Exercise details
Look through the lines and report how many include the word "matplotlib", giving nothing but the number.

Data segment
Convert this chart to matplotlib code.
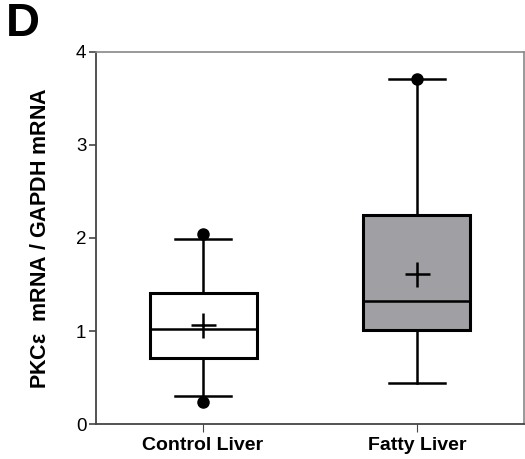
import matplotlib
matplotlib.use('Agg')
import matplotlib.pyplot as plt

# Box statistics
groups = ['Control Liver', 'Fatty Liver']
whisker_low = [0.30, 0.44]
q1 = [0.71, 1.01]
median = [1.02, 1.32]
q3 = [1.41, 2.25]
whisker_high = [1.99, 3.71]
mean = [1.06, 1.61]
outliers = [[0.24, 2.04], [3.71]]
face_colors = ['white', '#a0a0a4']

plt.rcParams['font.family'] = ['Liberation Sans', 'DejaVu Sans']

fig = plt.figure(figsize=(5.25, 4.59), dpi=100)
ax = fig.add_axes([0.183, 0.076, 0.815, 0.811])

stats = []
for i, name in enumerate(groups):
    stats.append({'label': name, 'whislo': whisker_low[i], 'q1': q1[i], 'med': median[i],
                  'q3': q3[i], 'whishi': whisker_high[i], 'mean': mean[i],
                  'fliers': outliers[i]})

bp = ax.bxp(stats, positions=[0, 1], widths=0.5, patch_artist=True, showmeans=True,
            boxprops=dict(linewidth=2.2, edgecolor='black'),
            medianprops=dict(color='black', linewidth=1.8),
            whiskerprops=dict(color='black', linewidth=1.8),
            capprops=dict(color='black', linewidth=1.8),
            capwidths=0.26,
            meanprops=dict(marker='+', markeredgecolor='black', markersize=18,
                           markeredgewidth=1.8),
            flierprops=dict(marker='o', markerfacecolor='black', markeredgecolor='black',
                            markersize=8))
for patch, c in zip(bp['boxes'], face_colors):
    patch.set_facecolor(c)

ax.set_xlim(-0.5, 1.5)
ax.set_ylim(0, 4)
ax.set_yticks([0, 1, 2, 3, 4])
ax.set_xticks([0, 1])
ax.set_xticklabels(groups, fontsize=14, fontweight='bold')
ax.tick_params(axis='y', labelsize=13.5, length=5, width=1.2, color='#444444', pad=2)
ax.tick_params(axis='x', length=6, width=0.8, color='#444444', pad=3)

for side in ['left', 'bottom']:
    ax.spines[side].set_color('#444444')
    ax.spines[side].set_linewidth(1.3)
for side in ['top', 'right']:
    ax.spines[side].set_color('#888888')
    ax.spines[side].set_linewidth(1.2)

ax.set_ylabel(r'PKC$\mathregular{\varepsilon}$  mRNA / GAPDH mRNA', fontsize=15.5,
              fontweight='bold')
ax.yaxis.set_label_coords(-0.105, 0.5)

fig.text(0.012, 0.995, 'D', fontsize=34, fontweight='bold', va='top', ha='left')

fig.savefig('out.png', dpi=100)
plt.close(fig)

Answer to this task
4